Below is a listing to write out in full, exactly as given, without its pictures.
# Start of DATA SHOWN
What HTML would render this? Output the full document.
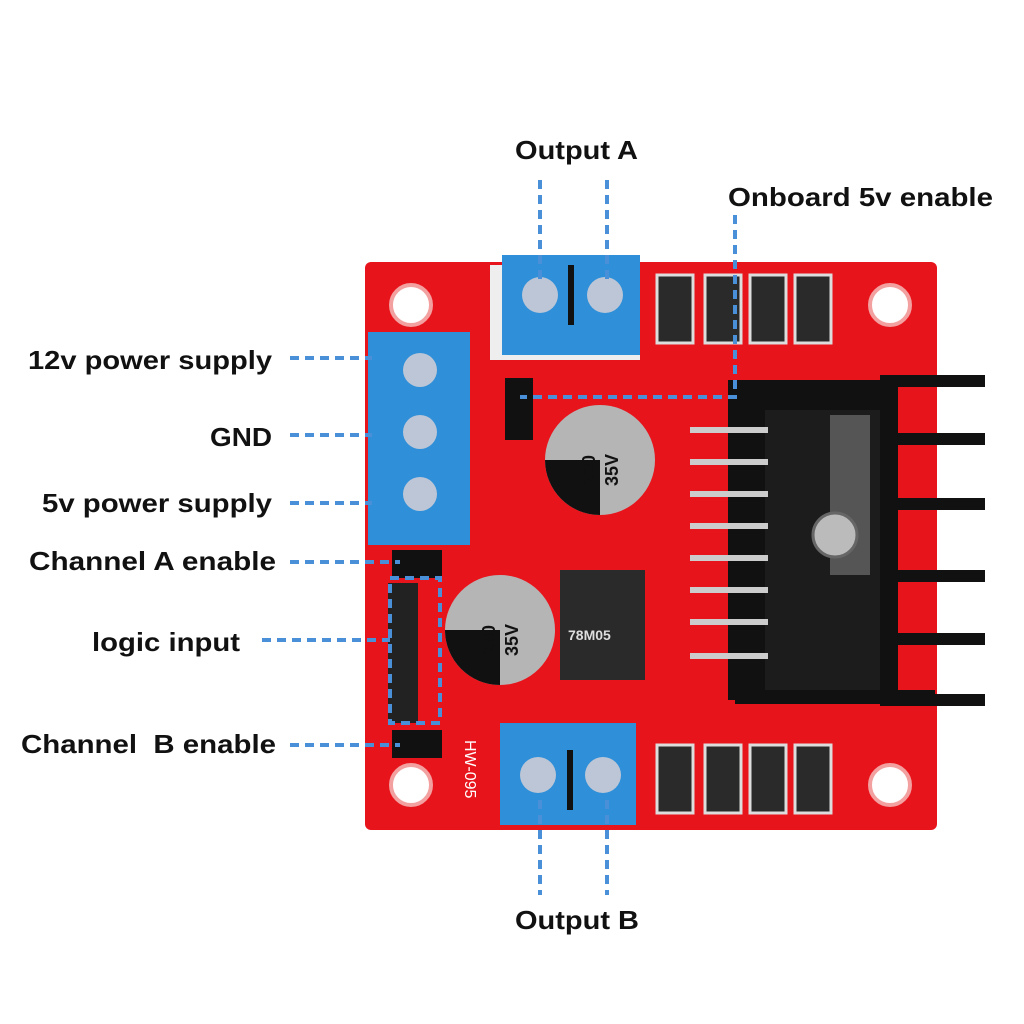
<!DOCTYPE html>
<html><head><meta charset="utf-8"><style>
html,body{margin:0;padding:0;background:#fff;}
svg{display:block}
text{font-family:"Liberation Sans",sans-serif;font-weight:bold;font-size:26px;fill:#111;}
</style></head><body>
<svg width="1024" height="1024" viewBox="0 0 1024 1024" xmlns="http://www.w3.org/2000/svg">
<rect width="1024" height="1024" fill="#fff"/>
<!-- board -->
<rect x="365" y="262" width="572" height="568" rx="6" fill="#e8141c"/>
<!-- mounting holes -->
<g fill="#fff" stroke="#f3a0a0" stroke-width="4">
<circle cx="411" cy="305" r="20"/><circle cx="890" cy="305" r="20"/>
<circle cx="411" cy="785" r="20"/><circle cx="890" cy="785" r="20"/>
</g>
<!-- heatsink -->
<rect x="728" y="380" width="170" height="320" fill="#111"/>
<g fill="#111">
<rect x="880" y="375" width="105" height="12"/><rect x="880" y="433" width="105" height="12"/>
<rect x="880" y="498" width="105" height="12"/><rect x="880" y="570" width="105" height="12"/>
<rect x="880" y="633" width="105" height="12"/><rect x="880" y="694" width="105" height="12"/>
<rect x="735" y="690" width="200" height="14"/>
</g>
<rect x="765" y="410" width="115" height="280" fill="#1c1c1c"/>
<rect x="830" y="415" width="40" height="160" fill="#555"/>
<circle cx="835" cy="535" r="22" fill="#bbb" stroke="#666" stroke-width="3"/>
<!-- chip pins -->
<g stroke="#ccc" stroke-width="6">
<line x1="690" y1="430" x2="768" y2="430"/><line x1="690" y1="462" x2="768" y2="462"/>
<line x1="690" y1="494" x2="768" y2="494"/><line x1="690" y1="526" x2="768" y2="526"/>
<line x1="690" y1="558" x2="768" y2="558"/><line x1="690" y1="590" x2="768" y2="590"/>
<line x1="690" y1="622" x2="768" y2="622"/><line x1="690" y1="656" x2="768" y2="656"/>
</g>
<!-- diodes -->
<g fill="#2a2a2a" stroke="#ddd" stroke-width="3">
<rect x="657" y="275" width="36" height="68"/><rect x="705" y="275" width="36" height="68"/>
<rect x="750" y="275" width="36" height="68"/><rect x="795" y="275" width="36" height="68"/>
<rect x="657" y="745" width="36" height="68"/><rect x="705" y="745" width="36" height="68"/>
<rect x="750" y="745" width="36" height="68"/><rect x="795" y="745" width="36" height="68"/>
</g>
<!-- terminals -->
<rect x="490" y="265" width="150" height="95" fill="#eee"/>
<rect x="502" y="255" width="138" height="100" fill="#2f8fd8"/>
<rect x="568" y="265" width="6" height="60" fill="#111"/>
<circle cx="540" cy="295" r="18" fill="#bcc6d6"/><circle cx="605" cy="295" r="18" fill="#bcc6d6"/>
<rect x="368" y="332" width="102" height="213" fill="#2f8fd8"/>
<circle cx="420" cy="370" r="17" fill="#bcc6d6"/><circle cx="420" cy="432" r="17" fill="#bcc6d6"/><circle cx="420" cy="494" r="17" fill="#bcc6d6"/>
<rect x="500" y="723" width="136" height="102" fill="#2f8fd8"/>
<rect x="567" y="750" width="6" height="60" fill="#111"/>
<circle cx="538" cy="775" r="18" fill="#bcc6d6"/><circle cx="603" cy="775" r="18" fill="#bcc6d6"/>
<!-- caps -->
<circle cx="600" cy="460" r="55" fill="#b5b5b5"/>
<path d="M545 460 A55 55 0 0 0 600 515 L600 460 Z" fill="#111"/>
<text transform="translate(595 470) rotate(-90)" style="font-size:18px" text-anchor="middle">220</text>
<text transform="translate(618 470) rotate(-90)" style="font-size:18px" text-anchor="middle">35V</text>
<circle cx="500" cy="630" r="55" fill="#b5b5b5"/>
<path d="M445 630 A55 55 0 0 0 500 685 L500 630 Z" fill="#111"/>
<text transform="translate(495 640) rotate(-90)" style="font-size:18px" text-anchor="middle">220</text>
<text transform="translate(518 640) rotate(-90)" style="font-size:18px" text-anchor="middle">35V</text>
<!-- regulator -->
<rect x="560" y="570" width="85" height="110" fill="#2a2a2a"/>
<text x="568" y="640" style="font-size:14px;fill:#ddd">78M05</text>
<!-- jumpers -->
<rect x="505" y="378" width="28" height="62" fill="#111"/>
<rect x="392" y="550" width="50" height="28" fill="#111"/>
<rect x="392" y="730" width="50" height="28" fill="#111"/>
<rect x="388" y="583" width="30" height="140" fill="#222"/>
<text x="465" y="740" transform="rotate(90 465 740)" style="font-size:16px;fill:#fff;font-weight:normal">HW-095</text>
<!-- dashed lines -->
<g stroke="#4a90d9" stroke-width="4" stroke-dasharray="9,6" fill="none">
<line x1="540" y1="180" x2="540" y2="285"/><line x1="607" y1="180" x2="607" y2="285"/>
<polyline points="735,215 735,397 520,397"/>
<line x1="290" y1="358" x2="372" y2="358"/>
<line x1="290" y1="435" x2="372" y2="435"/>
<line x1="290" y1="503" x2="372" y2="503"/>
<line x1="290" y1="562" x2="400" y2="562"/>
<line x1="262" y1="640" x2="390" y2="640"/>
<line x1="290" y1="745" x2="400" y2="745"/>
<rect x="390" y="578" width="50" height="145"/>
<line x1="540" y1="800" x2="540" y2="895"/><line x1="607" y1="800" x2="607" y2="895"/>
</g>
<!-- labels -->
<text x="515" y="159" textLength="123" lengthAdjust="spacingAndGlyphs">Output A</text>
<text x="728" y="206" textLength="265" lengthAdjust="spacingAndGlyphs">Onboard 5v enable</text>
<text x="28" y="369" textLength="244" lengthAdjust="spacingAndGlyphs">12v power supply</text>
<text x="210" y="446" textLength="62" lengthAdjust="spacingAndGlyphs">GND</text>
<text x="42" y="512" textLength="230" lengthAdjust="spacingAndGlyphs">5v power supply</text>
<text x="29" y="570" textLength="247" lengthAdjust="spacingAndGlyphs">Channel A enable</text>
<text x="92" y="651" textLength="148" lengthAdjust="spacingAndGlyphs">logic input</text>
<text x="21" y="753" textLength="255" lengthAdjust="spacingAndGlyphs">Channel&#160; B enable</text>
<text x="515" y="929" textLength="124" lengthAdjust="spacingAndGlyphs">Output B</text>
</svg>
</body></html>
# End of DATA SHOWN
» OUTPUT FOR THIS TASK:
What HTML would render this? Output the full document.
<!DOCTYPE html>
<html><head><meta charset="utf-8"><style>
html,body{margin:0;padding:0;background:#fff;}
svg{display:block}
text{font-family:"Liberation Sans",sans-serif;font-weight:bold;font-size:26px;fill:#111;}
</style></head><body>
<svg width="1024" height="1024" viewBox="0 0 1024 1024" xmlns="http://www.w3.org/2000/svg">
<rect width="1024" height="1024" fill="#fff"/>
<!-- board -->
<rect x="365" y="262" width="572" height="568" rx="6" fill="#e8141c"/>
<!-- mounting holes -->
<g fill="#fff" stroke="#f3a0a0" stroke-width="4">
<circle cx="411" cy="305" r="20"/><circle cx="890" cy="305" r="20"/>
<circle cx="411" cy="785" r="20"/><circle cx="890" cy="785" r="20"/>
</g>
<!-- heatsink -->
<rect x="728" y="380" width="170" height="320" fill="#111"/>
<g fill="#111">
<rect x="880" y="375" width="105" height="12"/><rect x="880" y="433" width="105" height="12"/>
<rect x="880" y="498" width="105" height="12"/><rect x="880" y="570" width="105" height="12"/>
<rect x="880" y="633" width="105" height="12"/><rect x="880" y="694" width="105" height="12"/>
<rect x="735" y="690" width="200" height="14"/>
</g>
<rect x="765" y="410" width="115" height="280" fill="#1c1c1c"/>
<rect x="830" y="415" width="40" height="160" fill="#555"/>
<circle cx="835" cy="535" r="22" fill="#bbb" stroke="#666" stroke-width="3"/>
<!-- chip pins -->
<g stroke="#ccc" stroke-width="6">
<line x1="690" y1="430" x2="768" y2="430"/><line x1="690" y1="462" x2="768" y2="462"/>
<line x1="690" y1="494" x2="768" y2="494"/><line x1="690" y1="526" x2="768" y2="526"/>
<line x1="690" y1="558" x2="768" y2="558"/><line x1="690" y1="590" x2="768" y2="590"/>
<line x1="690" y1="622" x2="768" y2="622"/><line x1="690" y1="656" x2="768" y2="656"/>
</g>
<!-- diodes -->
<g fill="#2a2a2a" stroke="#ddd" stroke-width="3">
<rect x="657" y="275" width="36" height="68"/><rect x="705" y="275" width="36" height="68"/>
<rect x="750" y="275" width="36" height="68"/><rect x="795" y="275" width="36" height="68"/>
<rect x="657" y="745" width="36" height="68"/><rect x="705" y="745" width="36" height="68"/>
<rect x="750" y="745" width="36" height="68"/><rect x="795" y="745" width="36" height="68"/>
</g>
<!-- terminals -->
<rect x="490" y="265" width="150" height="95" fill="#eee"/>
<rect x="502" y="255" width="138" height="100" fill="#2f8fd8"/>
<rect x="568" y="265" width="6" height="60" fill="#111"/>
<circle cx="540" cy="295" r="18" fill="#bcc6d6"/><circle cx="605" cy="295" r="18" fill="#bcc6d6"/>
<rect x="368" y="332" width="102" height="213" fill="#2f8fd8"/>
<circle cx="420" cy="370" r="17" fill="#bcc6d6"/><circle cx="420" cy="432" r="17" fill="#bcc6d6"/><circle cx="420" cy="494" r="17" fill="#bcc6d6"/>
<rect x="500" y="723" width="136" height="102" fill="#2f8fd8"/>
<rect x="567" y="750" width="6" height="60" fill="#111"/>
<circle cx="538" cy="775" r="18" fill="#bcc6d6"/><circle cx="603" cy="775" r="18" fill="#bcc6d6"/>
<!-- caps -->
<circle cx="600" cy="460" r="55" fill="#b5b5b5"/>
<path d="M545 460 A55 55 0 0 0 600 515 L600 460 Z" fill="#111"/>
<text transform="translate(595 470) rotate(-90)" style="font-size:18px" text-anchor="middle">220</text>
<text transform="translate(618 470) rotate(-90)" style="font-size:18px" text-anchor="middle">35V</text>
<circle cx="500" cy="630" r="55" fill="#b5b5b5"/>
<path d="M445 630 A55 55 0 0 0 500 685 L500 630 Z" fill="#111"/>
<text transform="translate(495 640) rotate(-90)" style="font-size:18px" text-anchor="middle">220</text>
<text transform="translate(518 640) rotate(-90)" style="font-size:18px" text-anchor="middle">35V</text>
<!-- regulator -->
<rect x="560" y="570" width="85" height="110" fill="#2a2a2a"/>
<text x="568" y="640" style="font-size:14px;fill:#ddd">78M05</text>
<!-- jumpers -->
<rect x="505" y="378" width="28" height="62" fill="#111"/>
<rect x="392" y="550" width="50" height="28" fill="#111"/>
<rect x="392" y="730" width="50" height="28" fill="#111"/>
<rect x="388" y="583" width="30" height="140" fill="#222"/>
<text x="465" y="740" transform="rotate(90 465 740)" style="font-size:16px;fill:#fff;font-weight:normal">HW-095</text>
<!-- dashed lines -->
<g stroke="#4a90d9" stroke-width="4" stroke-dasharray="9,6" fill="none">
<line x1="540" y1="180" x2="540" y2="285"/><line x1="607" y1="180" x2="607" y2="285"/>
<polyline points="735,215 735,397 520,397"/>
<line x1="290" y1="358" x2="372" y2="358"/>
<line x1="290" y1="435" x2="372" y2="435"/>
<line x1="290" y1="503" x2="372" y2="503"/>
<line x1="290" y1="562" x2="400" y2="562"/>
<line x1="262" y1="640" x2="390" y2="640"/>
<line x1="290" y1="745" x2="400" y2="745"/>
<rect x="390" y="578" width="50" height="145"/>
<line x1="540" y1="800" x2="540" y2="895"/><line x1="607" y1="800" x2="607" y2="895"/>
</g>
<!-- labels -->
<text x="515" y="159" textLength="123" lengthAdjust="spacingAndGlyphs">Output A</text>
<text x="728" y="206" textLength="265" lengthAdjust="spacingAndGlyphs">Onboard 5v enable</text>
<text x="28" y="369" textLength="244" lengthAdjust="spacingAndGlyphs">12v power supply</text>
<text x="210" y="446" textLength="62" lengthAdjust="spacingAndGlyphs">GND</text>
<text x="42" y="512" textLength="230" lengthAdjust="spacingAndGlyphs">5v power supply</text>
<text x="29" y="570" textLength="247" lengthAdjust="spacingAndGlyphs">Channel A enable</text>
<text x="92" y="651" textLength="148" lengthAdjust="spacingAndGlyphs">logic input</text>
<text x="21" y="753" textLength="255" lengthAdjust="spacingAndGlyphs">Channel&#160; B enable</text>
<text x="515" y="929" textLength="124" lengthAdjust="spacingAndGlyphs">Output B</text>
</svg>
</body></html>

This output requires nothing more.